◆ SOURCE EXCERPT:
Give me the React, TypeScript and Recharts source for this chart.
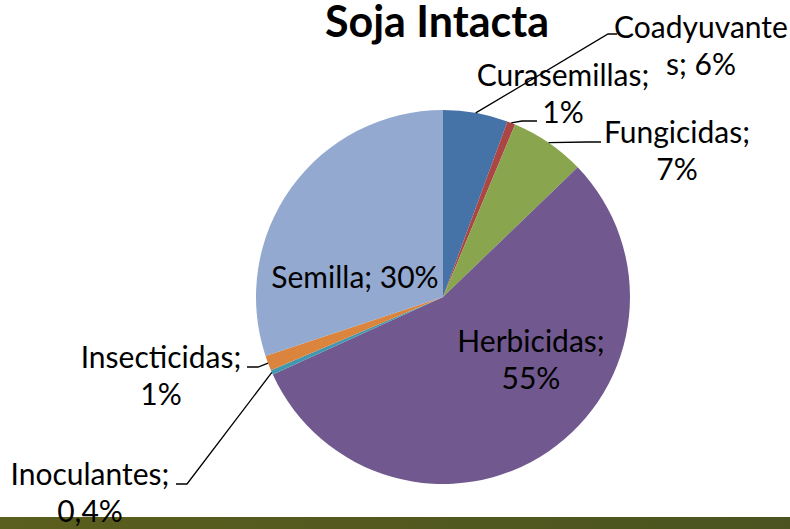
import { PieChart, Pie, Cell } from 'recharts';

const categories = ['Coadyuvantes', 'Curasemillas', 'Fungicidas', 'Herbicidas', 'Inoculantes', 'Insecticidas', 'Semilla'];
const shares = [5.6, 0.7, 6.5, 55.4, 0.4, 1.3, 30.1];
const labelText = [
  ['Coadyuvante', 's; 6%'],
  ['Curasemillas;', '1%'],
  ['Fungicidas;', '7%'],
  ['Herbicidas;', '55%'],
  ['Inoculantes;', '0,4%'],
  ['Insecticidas;', '1%'],
  ['Semilla; 30%'],
];
const colors = ['#4572A7', '#AA4643', '#89A54E', '#71588F', '#4198AF', '#DB843D', '#93A9CF'];
const title = 'Soja Intacta';

const data = categories.map((name, i) => ({ name, value: shares[i] }));

// where each label sits: text centre x, first baseline y, leader elbow and end
const placement: { x: number; y: number; leader?: number[][] }[] = [
  { x: 701, y: 38, leader: [[608, 34], [617, 34]] },
  { x: 563, y: 86, leader: [[522, 121], [537, 121]] },
  { x: 677, y: 143, leader: [[587, 142], [601, 142]] },
  { x: 531, y: 352 },
  { x: 90, y: 485, leader: [[187, 484], [176, 484]] },
  { x: 161, y: 368, leader: [[258, 367], [247, 367]] },
  { x: 355, y: 288 },
];

const FONT = 'Lato, "Open Sans", sans-serif';
const RAD = Math.PI / 180;

function renderLabel(props: any) {
  const { cx, cy, midAngle, outerRadius, index } = props;
  const p = placement[index];
  const sx = cx + outerRadius * Math.cos(-midAngle * RAD);
  const sy = cy + outerRadius * Math.sin(-midAngle * RAD);
  const pts = p.leader ? [[sx, sy], ...p.leader].map((q) => q.join(',')).join(' ') : null;
  return (
    <g key={`lbl-${index}`}>
      {pts && <polyline points={pts} fill="none" stroke="#000" strokeWidth={1.3} />}
      <text x={p.x} y={p.y} textAnchor="middle" fontFamily={FONT} fontSize={30} fill="#000">
        {labelText[index].map((t, j) => (
          <tspan key={j} x={p.x} dy={j === 0 ? 0 : 37}>
            {t}
          </tspan>
        ))}
      </text>
    </g>
  );
}

export default function App() {
  return (
    <div style={{ position: 'absolute', left: 0, top: 0, width: 790, height: 529, background: '#fff', overflow: 'hidden' }}>
      <div
        style={{
          position: 'absolute',
          left: 0,
          top: 517,
          width: 790,
          height: 12,
          background: 'linear-gradient(to right, #5a5e1e, #4b5420)',
        }}
      />
      <svg width={790} height={60} style={{ position: 'absolute', left: 0, top: 0 }}>
        <text x={437} y={37} textAnchor="middle" fontFamily={FONT} fontWeight={700} fontSize={43} fill="#000">
          {title}
        </text>
      </svg>
      <div style={{ position: 'absolute', left: 0, top: 0 }}>
        <PieChart width={790} height={529} margin={{ top: 0, right: 0, bottom: 0, left: 0 }}>
          <Pie
            data={data}
            dataKey="value"
            nameKey="name"
            cx={443}
            cy={297}
            outerRadius={187}
            startAngle={90}
            endAngle={-270}
            stroke="none"
            label={renderLabel}
            labelLine={false}
            isAnimationActive={false}
          >
            {data.map((d, i) => (
              <Cell key={d.name} fill={colors[i]} />
            ))}
          </Pie>
        </PieChart>
      </div>
    </div>
  );
}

◆ SHORT PROBLEM:
Reproduce all of the material above word for word. Omit the pictures.

◆ WRITTEN SOLUTION:
Give me the React, TypeScript and Recharts source for this chart.
import { PieChart, Pie, Cell } from 'recharts';

const categories = ['Coadyuvantes', 'Curasemillas', 'Fungicidas', 'Herbicidas', 'Inoculantes', 'Insecticidas', 'Semilla'];
const shares = [5.6, 0.7, 6.5, 55.4, 0.4, 1.3, 30.1];
const labelText = [
  ['Coadyuvante', 's; 6%'],
  ['Curasemillas;', '1%'],
  ['Fungicidas;', '7%'],
  ['Herbicidas;', '55%'],
  ['Inoculantes;', '0,4%'],
  ['Insecticidas;', '1%'],
  ['Semilla; 30%'],
];
const colors = ['#4572A7', '#AA4643', '#89A54E', '#71588F', '#4198AF', '#DB843D', '#93A9CF'];
const title = 'Soja Intacta';

const data = categories.map((name, i) => ({ name, value: shares[i] }));

// where each label sits: text centre x, first baseline y, leader elbow and end
const placement: { x: number; y: number; leader?: number[][] }[] = [
  { x: 701, y: 38, leader: [[608, 34], [617, 34]] },
  { x: 563, y: 86, leader: [[522, 121], [537, 121]] },
  { x: 677, y: 143, leader: [[587, 142], [601, 142]] },
  { x: 531, y: 352 },
  { x: 90, y: 485, leader: [[187, 484], [176, 484]] },
  { x: 161, y: 368, leader: [[258, 367], [247, 367]] },
  { x: 355, y: 288 },
];

const FONT = 'Lato, "Open Sans", sans-serif';
const RAD = Math.PI / 180;

function renderLabel(props: any) {
  const { cx, cy, midAngle, outerRadius, index } = props;
  const p = placement[index];
  const sx = cx + outerRadius * Math.cos(-midAngle * RAD);
  const sy = cy + outerRadius * Math.sin(-midAngle * RAD);
  const pts = p.leader ? [[sx, sy], ...p.leader].map((q) => q.join(',')).join(' ') : null;
  return (
    <g key={`lbl-${index}`}>
      {pts && <polyline points={pts} fill="none" stroke="#000" strokeWidth={1.3} />}
      <text x={p.x} y={p.y} textAnchor="middle" fontFamily={FONT} fontSize={30} fill="#000">
        {labelText[index].map((t, j) => (
          <tspan key={j} x={p.x} dy={j === 0 ? 0 : 37}>
            {t}
          </tspan>
        ))}
      </text>
    </g>
  );
}

export default function App() {
  return (
    <div style={{ position: 'absolute', left: 0, top: 0, width: 790, height: 529, background: '#fff', overflow: 'hidden' }}>
      <div
        style={{
          position: 'absolute',
          left: 0,
          top: 517,
          width: 790,
          height: 12,
          background: 'linear-gradient(to right, #5a5e1e, #4b5420)',
        }}
      />
      <svg width={790} height={60} style={{ position: 'absolute', left: 0, top: 0 }}>
        <text x={437} y={37} textAnchor="middle" fontFamily={FONT} fontWeight={700} fontSize={43} fill="#000">
          {title}
        </text>
      </svg>
      <div style={{ position: 'absolute', left: 0, top: 0 }}>
        <PieChart width={790} height={529} margin={{ top: 0, right: 0, bottom: 0, left: 0 }}>
          <Pie
            data={data}
            dataKey="value"
            nameKey="name"
            cx={443}
            cy={297}
            outerRadius={187}
            startAngle={90}
            endAngle={-270}
            stroke="none"
            label={renderLabel}
            labelLine={false}
            isAnimationActive={false}
          >
            {data.map((d, i) => (
              <Cell key={d.name} fill={colors[i]} />
            ))}
          </Pie>
        </PieChart>
      </div>
    </div>
  );
}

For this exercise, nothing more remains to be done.